Question

How do you use the limit definition to find the slope of the tangent line to the graph $f\left( x \right)=9x-2$ at $\left( 3,25 \right)$?

Answer 1

We start solving the problem by assuming the variable for the required slope of the tangent. We then make use of the fact that the slope of the tangent for any point on the given function $f\left( x \right)$ is defined as $\displaystyle \lim_{h \to 0}\dfrac{f\left( x+h \right)-f\left( x \right)}{h}$. We then make the necessary calculations to get the required value of slope of the given tangent.

Complete step by step answer:
According to the problem, we are asked to find the slope of the tangent line to the graph $f\left( x \right)=9x-2$ at $\left( 3,25 \right)$ using the limit definition.
Let us assume the slope of the tangent be m.
We know that the slope of the tangent for any point on the given function $f\left( x \right)$ is defined as $\displaystyle \lim_{h \to 0}\dfrac{f\left( x+h \right)-f\left( x \right)}{h}$.
So, we have $m=\displaystyle \lim_{h \to 0}\dfrac{f\left( x+h \right)-f\left( x \right)}{h}$.
$\Rightarrow m=\displaystyle \lim_{h \to 0}\dfrac{9\left( x+h \right)-2-\left( 9x-2 \right)}{h}$.
$\Rightarrow m=\displaystyle \lim_{h \to 0}\dfrac{9x+9h-2-9x+2}{h}$.
$\Rightarrow m=\displaystyle \lim_{h \to 0}\dfrac{9h}{h}$.
$\Rightarrow m=\displaystyle \lim_{h \to 0}9$.
$\Rightarrow m=9$.
We can see that the slope of the tangent at any point of the given graph $f\left( x \right)=9x-2$ is constant which is equal to 9.

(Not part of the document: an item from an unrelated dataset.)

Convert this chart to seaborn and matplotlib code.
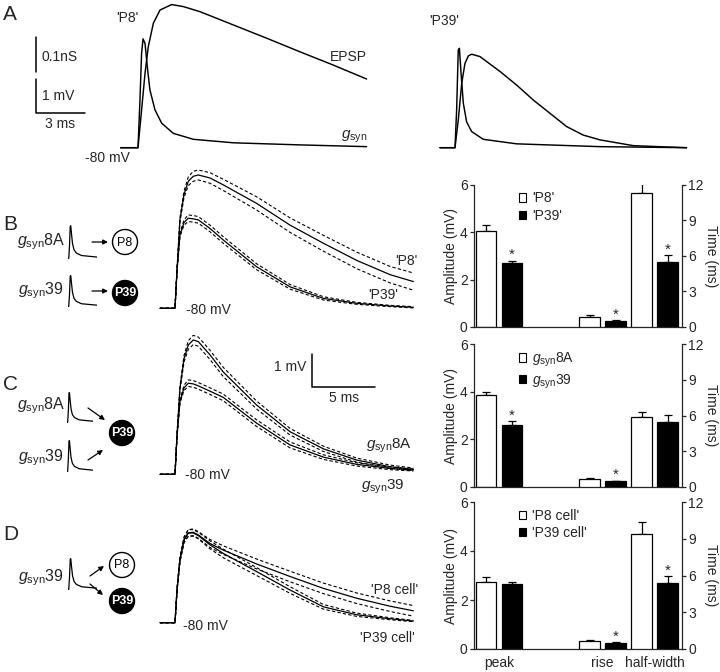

$\therefore$ The slope of the tangent line to the graph $f\left( x \right)=9x-2$ at $\left( 3,25 \right)$ is 9.

Note: Here we have got constant slope for the tangent (i.e., independent of the variable x) otherwise, the values will be different at different points on the function. We can also find the equation of the tangent by making use of the fact that tangent is a straight line passing through the given point. Similarly, we can expect problems to find the equation of the tangent for $f\left( x \right)={{x}^{2}}+4x+2$ at $\left( 1,7 \right)$ using differentiation.